The President of the United States has been said to have the toughest job in the world. President Harry Truman said, “Being a president is like riding a tiger. One has to keep riding or be swallowed.”

The Constitution

According to the U.S. Constitution, the President is the head of the executive branch of the government. The President is Commander-in-Chief, and “with the Advice and Consent of the Senate” he has the power to make treaties with other countries and to appoint public officials, such as ambassadors. The President is to give “from time to time” a State of the Union address to Congress. Since Constitutional times, the President’s duties have expanded to include: Chief of State, Chief Executive, Chief Diplomat, Chief Legislator, Chief of Party, and Chief Guardian of the Economy.

Commander-in-Chief

The President can authorize the use of U.S. troops but cannot declare war without the approval of Congress. He also cannot pay for a war without the approval of Congress.

Chief of State

The President is the head of the government. He represents the nation and serves as its most visible leader. The President has sometimes used that power to call for a national day of fasting and prayer.

Chief Executive

The President nominates jurists for the federal bench and Supreme Court. Since the Supreme Court justices interpret the Constitution, the President’s appointees can change the nation.

Chief Diplomat

The President can negotiate treaties, but they must be ratified by two-thirds of the Senate. With the help of his advisers, the President sets the foreign policy for the nation.

Chief Legislator

The President can sign the legislation brought to him by Congress, or he can veto that legislation. Congress has the power to override a veto with a two-thirds vote. The President is responsible for the execution and enforcement of the laws created by Congress. The President can pardon someone charged with a federal crime, except in cases of impeachment.

Chief of Party

The President is the leader of his political party. George Washington advised us not to succumb to faction or party, but John Adams was a member of the Federalist party, and Thomas Jefferson and James Madison helped organize the Democratic-Republican party. Presidents have been party leaders ever since.
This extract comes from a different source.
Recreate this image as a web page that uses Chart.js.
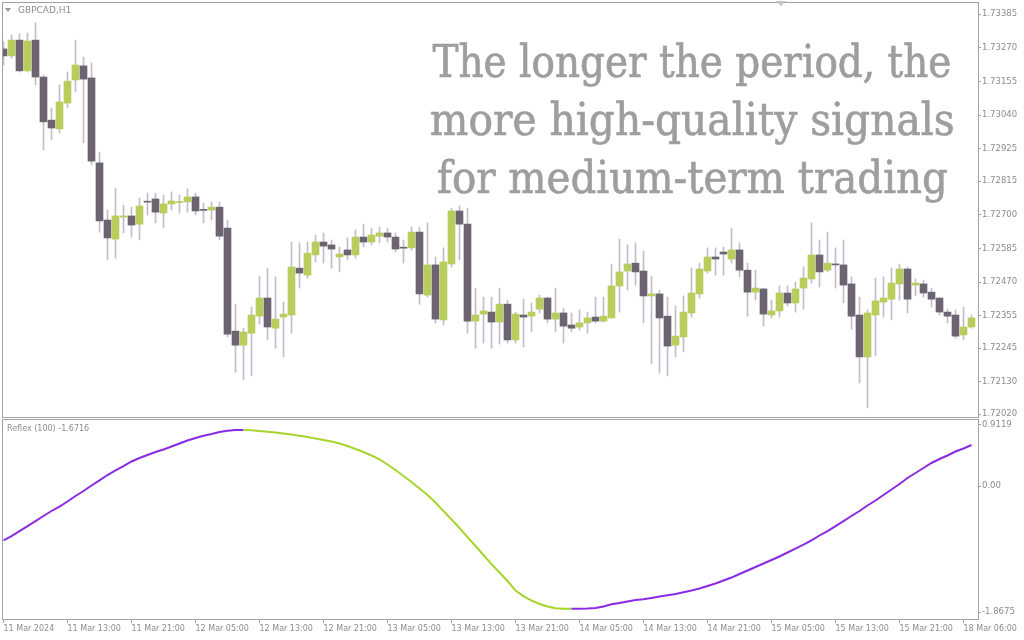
<!DOCTYPE html>
<html><head><meta charset="utf-8">
<script src="https://cdn.jsdelivr.net/npm/chart.js@4.4.1/dist/chart.umd.min.js"></script>
<style>
html,body{margin:0;padding:0;background:#fff;width:1024px;height:640px;overflow:hidden;}
#c1{position:absolute;left:0;top:0;}
#c2{position:absolute;left:0;top:418px;}
.lbl{position:absolute;font-family:"DejaVu Sans";color:#8c8c8c;white-space:nowrap;}
.hl{position:absolute;left:342px;width:700px;text-align:center;font-family:"DejaVu Serif";font-size:44px;line-height:58px;color:#9e9e9e;white-space:nowrap;-webkit-text-stroke:0.7px #9e9e9e;}
.hl span{display:inline-block;transform-origin:50% 50%;}
.tri{position:absolute;width:0;height:0;}
</style></head>
<body>
<canvas id="c1" width="1024" height="418"></canvas>
<canvas id="c2" width="1024" height="222"></canvas>
<div class="tri" style="left:5px;top:8px;border-left:3px solid transparent;border-right:3px solid transparent;border-top:4px solid #9a9a9a;"></div>
<div class="lbl" style="left:18px;top:4px;font-size:9px;line-height:12px;">GBPCAD,H1</div>
<div class="tri" style="left:776px;top:1px;border-left:5px solid transparent;border-right:5px solid transparent;border-top:5px solid #c4c4c4;"></div>
<div class="lbl" style="left:7px;top:423px;font-size:8px;line-height:11px;">Reflex (100) -1.6716</div>
<div class="hl" style="top:33px"><span data-w="519">The longer the period, the</span></div>
<div class="hl" style="top:91px"><span data-w="525">more high-quality signals</span></div>
<div class="hl" style="top:149px"><span data-w="511">for medium-term trading</span></div>
<script>
// ---- data ----
const open = [
1.73266,1.73242,1.73296,1.73191,1.73296,1.73170,1.73023,1.72993,1.73081,1.73160,
1.73208,1.73167,1.72877,1.72682,1.72617,1.72692,1.72696,1.72668,1.72744,1.72754,
1.72706,1.72737,1.72742,1.72744,1.72761,1.72716,1.72716,1.72726,1.72655,1.72303,
1.72255,1.72296,1.72354,1.72416,1.72313,1.72351,1.72358,1.72518,1.72494,1.72563,
1.72607,1.72597,1.72556,1.72580,1.72563,1.72624,1.72607,1.72627,1.72638,1.72624,
1.72587,1.72587,1.72641,1.72426,1.72529,1.72341,1.72532,1.72713,1.72668,1.72337,
1.72361,1.72368,1.72334,1.72395,1.72273,1.72358,1.72354,1.72378,1.72416,1.72344,
1.72365,1.72324,1.72317,1.72331,1.72351,1.72337,1.72348,1.72457,1.72508,1.72535,
1.72508,1.72423,1.72430,1.72354,1.72255,1.72283,1.72365,1.72430,1.72508,1.72556,
1.72573,1.72549,1.72580,1.72511,1.72436,1.72447,1.72358,1.72372,1.72433,1.72399,
1.72450,1.72481,1.72563,1.72511,1.72532,1.72529,1.72464,1.72358,1.72215,1.72358,
1.72402,1.72412,1.72464,1.72515,1.72460,1.72464,1.72436,1.72416,1.72368,1.72358,
1.72290,1.72317];
const high = [
1.73290,1.73313,1.73317,1.73320,1.73355,1.73177,1.73064,1.73143,1.73187,1.73296,
1.73238,1.73218,1.72914,1.72716,1.72791,1.72733,1.72726,1.72757,1.72774,1.72774,
1.72767,1.72778,1.72767,1.72788,1.72774,1.72740,1.72744,1.72744,1.72682,1.72395,
1.72313,1.72385,1.72491,1.72518,1.72488,1.72402,1.72607,1.72604,1.72607,1.72631,
1.72638,1.72614,1.72590,1.72621,1.72648,1.72668,1.72655,1.72658,1.72655,1.72638,
1.72614,1.72658,1.72658,1.72672,1.72556,1.72587,1.72723,1.72730,1.72723,1.72450,
1.72419,1.72419,1.72450,1.72409,1.72368,1.72412,1.72399,1.72426,1.72419,1.72450,
1.72382,1.72365,1.72375,1.72368,1.72419,1.72419,1.72532,1.72617,1.72597,1.72604,
1.72576,1.72491,1.72443,1.72419,1.72389,1.72423,1.72518,1.72535,1.72587,1.72587,
1.72590,1.72655,1.72604,1.72535,1.72511,1.72450,1.72409,1.72457,1.72457,1.72470,
1.72522,1.72672,1.72614,1.72641,1.72587,1.72614,1.72488,1.72419,1.72375,1.72484,
1.72488,1.72518,1.72532,1.72522,1.72481,1.72477,1.72450,1.72416,1.72378,1.72375,
1.72385,1.72358];
const low = [
1.73211,1.73235,1.73187,1.73187,1.73143,1.72921,1.72955,1.72979,1.73064,1.73119,
1.72945,1.72870,1.72641,1.72546,1.72552,1.72638,1.72624,1.72614,1.72699,1.72672,
1.72655,1.72716,1.72706,1.72709,1.72699,1.72672,1.72682,1.72614,1.72283,1.72163,
1.72136,1.72150,1.72327,1.72273,1.72245,1.72215,1.72296,1.72450,1.72484,1.72539,
1.72535,1.72518,1.72505,1.72546,1.72552,1.72590,1.72597,1.72604,1.72607,1.72573,
1.72535,1.72580,1.72395,1.72419,1.72331,1.72324,1.72522,1.72546,1.72296,1.72245,
1.72262,1.72245,1.72259,1.72262,1.72262,1.72249,1.72300,1.72365,1.72331,1.72300,
1.72262,1.72300,1.72307,1.72296,1.72331,1.72334,1.72348,1.72368,1.72443,1.72460,
1.72331,1.72191,1.72160,1.72150,1.72215,1.72232,1.72351,1.72416,1.72501,1.72494,
1.72494,1.72535,1.72488,1.72354,1.72409,1.72320,1.72348,1.72351,1.72389,1.72368,
1.72378,1.72467,1.72453,1.72505,1.72450,1.72399,1.72310,1.72126,1.72041,1.72218,
1.72351,1.72341,1.72409,1.72365,1.72423,1.72419,1.72385,1.72358,1.72331,1.72279,
1.72273,1.72313];
const close = [
1.73242,1.73296,1.73191,1.73293,1.73170,1.73017,1.72996,1.73085,1.73156,1.73211,
1.73163,1.72883,1.72679,1.72621,1.72696,1.72696,1.72665,1.72730,1.72743,1.72709,
1.72737,1.72747,1.72745,1.72761,1.72713,1.72715,1.72726,1.72627,1.72293,1.72255,
1.72300,1.72358,1.72416,1.72317,1.72344,1.72361,1.72522,1.72501,1.72569,1.72607,
1.72593,1.72583,1.72566,1.72563,1.72624,1.72607,1.72631,1.72638,1.72624,1.72583,
1.72586,1.72641,1.72430,1.72529,1.72344,1.72539,1.72713,1.72668,1.72337,1.72358,
1.72372,1.72334,1.72395,1.72273,1.72361,1.72351,1.72368,1.72416,1.72344,1.72365,
1.72320,1.72313,1.72331,1.72348,1.72337,1.72354,1.72457,1.72505,1.72532,1.72505,
1.72423,1.72430,1.72348,1.72252,1.72286,1.72368,1.72433,1.72515,1.72556,1.72549,
1.72566,1.72580,1.72511,1.72436,1.72450,1.72361,1.72372,1.72433,1.72399,1.72447,
1.72484,1.72563,1.72505,1.72535,1.72529,1.72460,1.72354,1.72215,1.72365,1.72406,
1.72416,1.72467,1.72515,1.72412,1.72467,1.72433,1.72412,1.72368,1.72354,1.72286,
1.72317,1.72348];
const reflex = [
-0.807,-0.741,-0.667,-0.593,-0.519,-0.444,-0.370,-0.304,-0.230,-0.148,
-0.074,0.007,0.084,0.163,0.230,0.296,0.363,0.415,0.459,0.504,
0.541,0.585,0.630,0.674,0.711,0.744,0.770,0.800,0.818,0.828,
0.831,0.826,0.815,0.804,0.793,0.778,0.763,0.745,0.726,0.704,
0.681,0.659,0.630,0.593,0.548,0.504,0.452,0.393,0.319,0.237,
0.148,0.059,-0.037,-0.133,-0.244,-0.370,-0.496,-0.622,-0.756,-0.889,
-1.022,-1.156,-1.281,-1.407,-1.548,-1.630,-1.696,-1.748,-1.785,-1.812,
-1.817,-1.819,-1.818,-1.815,-1.807,-1.785,-1.753,-1.733,-1.711,-1.689,
-1.679,-1.659,-1.637,-1.618,-1.600,-1.573,-1.548,-1.519,-1.481,-1.444,
-1.400,-1.356,-1.304,-1.252,-1.200,-1.148,-1.096,-1.044,-0.985,-0.926,
-0.867,-0.804,-0.733,-0.667,-0.593,-0.519,-0.444,-0.370,-0.289,-0.215,
-0.133,-0.052,0.030,0.119,0.193,0.267,0.341,0.400,0.452,0.511,
0.556,0.607];
const priceTicks = [1.73385,1.73270,1.73155,1.73040,1.72925,1.72815,1.72700,1.72585,1.72470,1.72355,1.72245,1.72130,1.72020];
const priceTickLabels = ["1.73385","1.73270","1.73155","1.73040","1.72925","1.72815","1.72700","1.72585","1.72470","1.72355","1.72245","1.72130","1.72020"];
const reflexTicks = [0.9119, 0, -1.8675];
const reflexTickLabels = ["0.9119","0.00","-1.8675"];
const timeTickIndex = [0,8,16,24,32,40,48,56,64,72,80,88,96,104,112,120];
const timeTickLabels = ["11 Mar 2024","11 Mar 13:00","11 Mar 21:00","12 Mar 05:00","12 Mar 13:00","12 Mar 21:00","13 Mar 05:00","13 Mar 13:00","13 Mar 21:00","14 Mar 05:00","14 Mar 13:00","14 Mar 21:00","15 Mar 05:00","15 Mar 13:00","15 Mar 21:00","18 Mar 06:00"];

// ---- styles ----
const BULL = '#b9cd5c', BEAR = '#6c6571', WICK = '#c3bcca';
const UP = '#8a2be2', DOWN = '#a6d52e';
const FRAME = '#a2a2a2', TXT = '#8c8c8c';
const XMIN = -0.1875, XMAX = 121.8125;

Chart.defaults.font.family = 'DejaVu Sans';
Chart.defaults.color = TXT;

const frame = { id: 'frame', afterDraw(chart) {
  const {ctx, chartArea: a} = chart;
  ctx.save(); ctx.strokeStyle = FRAME; ctx.lineWidth = 1;
  ctx.strokeRect(a.left + 0.5, a.top + 0.5, a.right - a.left, a.bottom - a.top);
  ctx.restore();
}};

const idx = open.map((_, i) => i);

new Chart(document.getElementById('c1'), {
  type: 'bar',
  data: { datasets: [
    { data: idx.map(i => ({x: i, y: [open[i], close[i]]})),
      backgroundColor: idx.map(i => close[i] >= open[i] ? BULL : BEAR),
      barThickness: 7, minBarLength: 1, grouped: false, order: 0, borderWidth: 0 },
    { data: idx.map(i => ({x: i, y: [low[i], high[i]]})),
      backgroundColor: WICK, barThickness: 1, grouped: false, order: 1, borderWidth: 0 }
  ]},
  options: {
    responsive: false, animation: false,
    layout: { padding: { left: 2, top: 2, right: 0, bottom: 1 } },
    plugins: { legend: { display: false }, tooltip: { enabled: false } },
    scales: {
      x: { type: 'linear', min: XMIN, max: XMAX, offset: false, grid: { offset: false }, display: false },
      y: { position: 'right', min: 1.72010, max: 1.73426,
        afterBuildTicks(s) { s.ticks = priceTicks.map(v => ({ value: v })); },
        afterFit(s) { s.width = 46; s.paddingTop = 0; s.paddingBottom = 0; },
        ticks: { autoSkip: false, padding: 1, color: TXT, font: { size: 8.5 },
          callback: (v, i) => priceTickLabels[i] },
        grid: { drawOnChartArea: false, drawTicks: true, tickLength: 3, color: FRAME },
        border: { display: false } }
    }
  },
  plugins: [frame]
});

new Chart(document.getElementById('c2'), {
  type: 'line',
  data: { datasets: [{
    data: reflex.map((v, i) => ({ x: i, y: v })),
    borderColor: UP, borderWidth: 2, pointRadius: 0, tension: 0,
    segment: { borderColor: c => c.p1.parsed.y < c.p0.parsed.y ? DOWN : UP }
  }]},
  options: {
    responsive: false, animation: false,
    layout: { padding: { left: 2, top: 1, right: 0, bottom: 0 } },
    plugins: { legend: { display: false }, tooltip: { enabled: false } },
    scales: {
      x: { type: 'linear', min: XMIN, max: XMAX,
        afterBuildTicks(s) { s.ticks = timeTickIndex.map(v => ({ value: v })); },
        afterFit(s) { s.height = 21; s.paddingLeft = 0; s.paddingRight = 0; },
        ticks: { autoSkip: false, maxRotation: 0, align: 'start', padding: 1, color: TXT, font: { size: 8 },
          callback: (v, i) => timeTickLabels[i] },
        grid: { drawOnChartArea: false, drawTicks: true, tickLength: 4, color: FRAME },
        border: { display: false } },
      y: { position: 'right', min: -1.970, max: 0.9926,
        afterBuildTicks(s) { s.ticks = reflexTicks.map(v => ({ value: v })); },
        afterFit(s) { s.width = 46; s.paddingTop = 0; s.paddingBottom = 0; },
        ticks: { autoSkip: false, padding: 1, color: TXT, font: { size: 8.5 },
          callback: (v, i) => reflexTickLabels[i] },
        grid: { drawOnChartArea: false, drawTicks: true, tickLength: 3, color: FRAME },
        border: { display: false } }
    }
  },
  plugins: [frame]
});

// fit headline lines to the reference widths
document.querySelectorAll('.hl span').forEach(s => {
  const w = s.getBoundingClientRect().width;
  s.style.transform = 'scaleX(' + (parseFloat(s.dataset.w) / w) + ')';
});
</script>
</body></html>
Chief Guardian of the Economy

One purpose of the government, according to the Constitution, is to “promote the general welfare.” That is interpreted today to mean that the President should make sure conditions are such that the economy prospers.

Day-to-Day Activities

Some of the things a President may do on any given day: greet visitors to the White House, read reports from the Federal Bureau of Investigation, travel to a foreign country for a diplomatic meeting, inspect armed forces, make a speech before Congress, speak at a rally for a party nominee, meet with economic advisers about unemployment issues and award medals to veterans.